Last night's was wonderful. It was much like the others. I held him throughout the entire dream. It was Ayden, Jeremy, and myself. We were at a get together at a friend's house. And much like the other dreams, we both knew he wasn't supposed to be there, but we held onto him as long as we could because we knew it wouldn't last. I remember walking up to the party holding him, and there were so many people there with their kids....most of them babies. And I remember feeling so happy because my arms weren't empty. Everyone was so happy to see Ayden. And, as usual, he was his smiley, happy self. He leaned his head against my cheek as he did so many times when I held him. He smiled, cooed, and laughed. And throughout the entire dream, Jeremy and I were trying to figure out what we could do to keep him with us. It was as if the setting was 2 weeks before we knew he would be leaving us, and we were planning for the 25th....trying to figure out how one of us could stay home with him....or if one of us could pick him up early from daycare right before we knew it was supposed to happen.....thinking of everything we could to prevent it from happening so we could keep him with us.
Then, the party ended, and we all got into the car. Then, I looked behind me, and his carseat was empty. In the dream, I just sighed....
But today, I've walked around with such a heavy heart. I just miss him so much. And I would give anything to have him back, just for an hour.....just to hold him one more time.

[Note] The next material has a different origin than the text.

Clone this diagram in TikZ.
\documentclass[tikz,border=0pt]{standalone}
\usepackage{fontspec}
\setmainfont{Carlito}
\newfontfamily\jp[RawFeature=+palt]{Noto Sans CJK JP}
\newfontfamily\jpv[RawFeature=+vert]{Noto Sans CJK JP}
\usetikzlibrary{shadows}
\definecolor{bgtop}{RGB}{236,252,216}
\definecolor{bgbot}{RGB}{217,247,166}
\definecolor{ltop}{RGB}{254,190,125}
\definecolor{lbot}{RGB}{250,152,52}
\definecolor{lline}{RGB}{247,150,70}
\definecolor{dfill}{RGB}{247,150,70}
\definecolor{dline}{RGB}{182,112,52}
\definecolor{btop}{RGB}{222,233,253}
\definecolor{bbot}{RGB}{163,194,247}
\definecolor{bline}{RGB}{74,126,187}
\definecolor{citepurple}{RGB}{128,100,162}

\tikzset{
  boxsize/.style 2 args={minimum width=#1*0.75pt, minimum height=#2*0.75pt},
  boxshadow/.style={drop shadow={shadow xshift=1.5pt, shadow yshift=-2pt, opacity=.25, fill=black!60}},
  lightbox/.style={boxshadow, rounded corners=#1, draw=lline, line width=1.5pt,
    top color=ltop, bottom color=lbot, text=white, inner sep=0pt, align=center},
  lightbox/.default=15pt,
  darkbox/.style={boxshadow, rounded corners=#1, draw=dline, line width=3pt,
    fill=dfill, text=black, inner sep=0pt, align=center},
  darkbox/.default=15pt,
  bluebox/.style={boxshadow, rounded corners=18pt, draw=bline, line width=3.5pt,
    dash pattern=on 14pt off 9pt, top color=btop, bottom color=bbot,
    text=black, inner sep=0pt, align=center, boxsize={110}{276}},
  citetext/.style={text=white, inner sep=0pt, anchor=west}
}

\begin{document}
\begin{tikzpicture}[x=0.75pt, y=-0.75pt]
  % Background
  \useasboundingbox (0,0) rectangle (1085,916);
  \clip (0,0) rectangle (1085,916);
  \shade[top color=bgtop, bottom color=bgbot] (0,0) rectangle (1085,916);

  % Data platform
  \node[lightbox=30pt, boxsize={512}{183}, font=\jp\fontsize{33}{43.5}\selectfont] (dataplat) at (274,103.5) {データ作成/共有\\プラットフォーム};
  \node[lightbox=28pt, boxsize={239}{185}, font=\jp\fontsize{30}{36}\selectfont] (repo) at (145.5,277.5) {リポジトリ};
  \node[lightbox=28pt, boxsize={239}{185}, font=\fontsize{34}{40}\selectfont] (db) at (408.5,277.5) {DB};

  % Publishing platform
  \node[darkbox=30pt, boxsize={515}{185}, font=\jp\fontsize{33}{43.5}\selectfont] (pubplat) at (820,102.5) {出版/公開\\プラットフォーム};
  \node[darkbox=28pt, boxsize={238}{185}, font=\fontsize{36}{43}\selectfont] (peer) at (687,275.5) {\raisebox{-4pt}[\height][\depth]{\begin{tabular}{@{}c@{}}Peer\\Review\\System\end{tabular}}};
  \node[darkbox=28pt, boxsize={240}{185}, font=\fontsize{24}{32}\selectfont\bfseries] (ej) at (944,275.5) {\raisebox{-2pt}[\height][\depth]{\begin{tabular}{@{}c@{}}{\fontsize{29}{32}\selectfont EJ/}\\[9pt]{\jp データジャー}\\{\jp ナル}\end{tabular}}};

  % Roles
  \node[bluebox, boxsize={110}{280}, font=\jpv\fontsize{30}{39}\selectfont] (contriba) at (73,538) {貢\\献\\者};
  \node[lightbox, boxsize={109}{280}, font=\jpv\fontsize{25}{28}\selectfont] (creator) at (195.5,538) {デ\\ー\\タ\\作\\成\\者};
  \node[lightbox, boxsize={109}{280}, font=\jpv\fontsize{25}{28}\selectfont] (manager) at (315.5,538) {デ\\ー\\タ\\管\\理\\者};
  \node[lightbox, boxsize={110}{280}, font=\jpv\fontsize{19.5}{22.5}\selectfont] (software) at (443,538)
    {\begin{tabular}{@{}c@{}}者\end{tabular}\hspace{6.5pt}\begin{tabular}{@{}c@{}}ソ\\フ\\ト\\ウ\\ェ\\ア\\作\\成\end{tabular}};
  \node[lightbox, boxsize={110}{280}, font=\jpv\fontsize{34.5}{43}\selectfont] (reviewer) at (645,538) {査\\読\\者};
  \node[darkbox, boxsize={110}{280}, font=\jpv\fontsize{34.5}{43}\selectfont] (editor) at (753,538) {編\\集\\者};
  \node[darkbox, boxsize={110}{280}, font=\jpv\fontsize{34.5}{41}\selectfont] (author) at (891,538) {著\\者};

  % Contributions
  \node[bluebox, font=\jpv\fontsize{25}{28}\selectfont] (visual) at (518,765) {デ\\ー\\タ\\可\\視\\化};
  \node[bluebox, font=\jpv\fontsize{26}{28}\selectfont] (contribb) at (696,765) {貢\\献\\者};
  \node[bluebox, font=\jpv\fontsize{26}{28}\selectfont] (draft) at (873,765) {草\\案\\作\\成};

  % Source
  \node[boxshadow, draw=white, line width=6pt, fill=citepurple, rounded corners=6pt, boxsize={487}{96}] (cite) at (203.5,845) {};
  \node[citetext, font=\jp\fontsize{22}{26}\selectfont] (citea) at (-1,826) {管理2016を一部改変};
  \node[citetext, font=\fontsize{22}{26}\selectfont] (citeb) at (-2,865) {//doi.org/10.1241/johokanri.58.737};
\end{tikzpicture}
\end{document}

We did another interview yesterday. Our last interview, I hope. This one was more personal because it was done at home, and the guy interviewing us "knew" us. The questions were hard to answer.....remembering Ayden so personally was hard. It just hurts. And it's not a pain that just goes away. It always comes back. It isn't temporary, and it never will be. I will look at our future children and always see the one who is missing. Our family will never be "whole." We'll always be without Ayden, and that realization is painful.
One day, though, we will be a whole family. I pray often that our future children will learn from this and that they will decide to be believers as well. Only then can we all be promised to be a whole family again. I like to think that our future children will know Ayden somehow. I don't know how that works, but I like to think he gets to meet them before we do. He'll always be the oldest....the big brother, but he'll also always be the baby of the family.
I was doing well until today. Just happens that way sometimes. It helps to have times like this when I just breakdown and let myself feel it all. Missing him just hurts so badly.
Thank you all for continuing to keep us in your thoughts and prayers. I hope you all have a safe and Merry Christmas. I like to visualize Ayden celebrating the birth of Christ....right there with Him....wow. I wish I could see it.